India suspends 39 import licenses for refined palm oil: Report
The suspension could reduce India’s palm oil imports in the next few months and pressure Malaysian palm oil futures, but could lift shipments of soyoil and sunflower oil.Updated: May 12, 2020 13:43 IST
India has suspended 39 licences to import 452,303 tonnes of refined palm oil after a surge in duty-free purchases from neighbours such as Nepal and Bangladesh which are not key producers, government and trade sources told Reuters.
The suspension could reduce India’s palm oil imports in the next few months and pressure Malaysian palm oil futures, but could lift shipments of soyoil and sunflower oil.
“All these 39 licences for import of refined palm oil will be immediately put under suspension,” the government said in circular seen by Reuters on Monday.
India, the world’s biggest importer of edible oil, put refined palm oil and palmolein on a list of restricted items on Jan. 8, although New Delhi later issued licences to import refined palmolein.

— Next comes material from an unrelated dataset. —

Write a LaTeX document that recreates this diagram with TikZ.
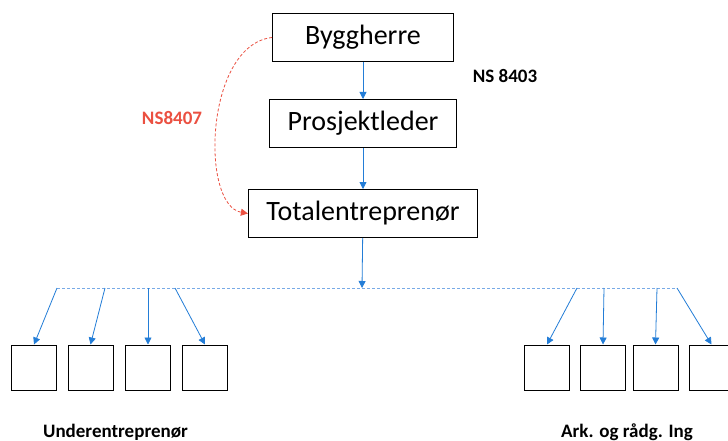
\documentclass[tikz,border=0pt]{standalone}
\usepackage{fontspec}
\setmainfont{Carlito}
\usepackage{tikz}
\usetikzlibrary{shapes,arrows.meta}
\definecolor{linkblue}{RGB}{35,125,215}
\definecolor{lineblue}{RGB}{120,170,230}
\definecolor{nsred}{RGB}{235,80,65}
\tikzstyle{process} = [rectangle, minimum width=181pt, minimum height=48pt, inner xsep=18pt, text centered, draw=black, line width=1pt, font=\fontsize{28}{30}\selectfont]
\tikzstyle{party} = [rectangle, minimum size=45pt, draw=black, line width=1pt]
\tikzstyle{label} = [font=\bfseries\fontsize{19}{21}\selectfont]
\tikzstyle{arrow} = [linkblue, line width=0.8pt, -{Triangle[length=7pt,width=7pt]}]
\begin{document}
\begin{tikzpicture}[x=1pt, y=-1pt, node distance=88pt]
        \useasboundingbox[fill=white] (0,0) rectangle (728,441);
        \node (bygg) [process] at (363,37.5) {Byggherre};
        \node (pl) [process, below of = bygg, node distance=86pt] {Prosjektleder};
        \node (te) [process, below of = pl, node distance=90pt] {Totalentreprenør};
        \node (ns3) [label] at (505,76) {NS 8403};
        \node (ns7) [label, text=nsred] at (172,118) {NS8407};
        % distribution line
        \coordinate (hub) at (362,288);
        \coordinate (l1) at (57,288);
        \coordinate (l2) at (105,288);
        \coordinate (l3) at (148,288);
        \coordinate (l4) at (175,288);
        \coordinate (r1) at (577,288);
        \coordinate (r2) at (604,288);
        \coordinate (r3) at (657,288);
        \coordinate (r4) at (677,288);
        \draw [lineblue, line width=0.9pt, densely dashed] (l1) -- (r4);
        % sub contractors
        \node (u1) [party] at (34,367.5) {};
        \node (u2) [party] at (90.5,367.5) {};
        \node (u3) [party] at (148,367.5) {};
        \node (u4) [party] at (205,367.5) {};
        \node (a1) [party] at (547,367.5) {};
        \node (a2) [party] at (603,367.5) {};
        \node (a3) [party] at (655.5,367.5) {};
        \node (a4) [party] at (711.5,367.5) {};
        \node (under) [label] at (115.5,432) {Underentreprenør};
        \node (ark) [label] at (627,432) {Ark. og rådg. Ing};
        \draw [arrow] (bygg) -- (pl);
        \draw [arrow] (pl) -- (te);
        \draw [arrow] (te) -- (hub);
        \draw [arrow] (l1) -- (u1.north);
        \draw [arrow] (l2) -- (u2.north);
        \draw [arrow] (l3) -- (u3.north);
        \draw [arrow] (l4) -- (u4.north);
        \draw [arrow] (r1) -- (a1.north);
        \draw [arrow] (r2) -- (a2.north);
        \draw [arrow] (r3) -- (a3.north);
        \draw [arrow] (r4) -- (a4.north);
        \draw [nsred, line width=0.8pt, densely dashed, -{Triangle[length=7pt,width=7pt]}] (bygg.west) .. controls (205,45) and (200,205) .. (te.west);
\end{tikzpicture}
\end{document}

Palm oil imports from Nepal jumped 314% to 189,078 tonnes in the fiscal year ending on March 31, while purchases from Bangladesh jumped 500%, the government said in the circular.
The shipments did not attract import tax as both nations are signatories, along with India, of the South Asian Free Trade Agreement (SAFTA) that created a free-trade zone in the region.
A rising flow of duty-free edible oils was disrupting trade in India and undermining government efforts to boost oilseed prices with higher import taxes, said Atul Chaturvedi, president of trade body the Solvent Extractors Association of India (SEA).
Of the suspended licences, 37 were issued to source the commodity from Bangladesh and Nepal, while two were issued for Indonesian origin, the government added.
Palm oil accounts for nearly two-thirds of India’s total imports of edible oil, mainly sourced from Indonesia and Malaysia.
Indian refiners have long opposed imports of refined palm oil, saying they hurt domestic refiners and oilseed growers.
The suspension is unlikely to cause a shortage of palm oil in Indian markets as consumption has fallen as much as 40% after a nationwide coronavirus lockdown, said Sudhakar Desai, president of the Indian Vegetable Oil Producers’ Association (IVPA).
India’s palm oil imports fell 46% in April from a year ago, provisional data from the SEA shows.
New Delhi received dozens of applications for licences to import refined palm oil after tweaking rules in April, said a government official, who declined to be identified as he was not allowed to speak to the media.
“The market has enough palm oil,” the official added. “We have decided not to allow any import of palm oil and not to give new licences.”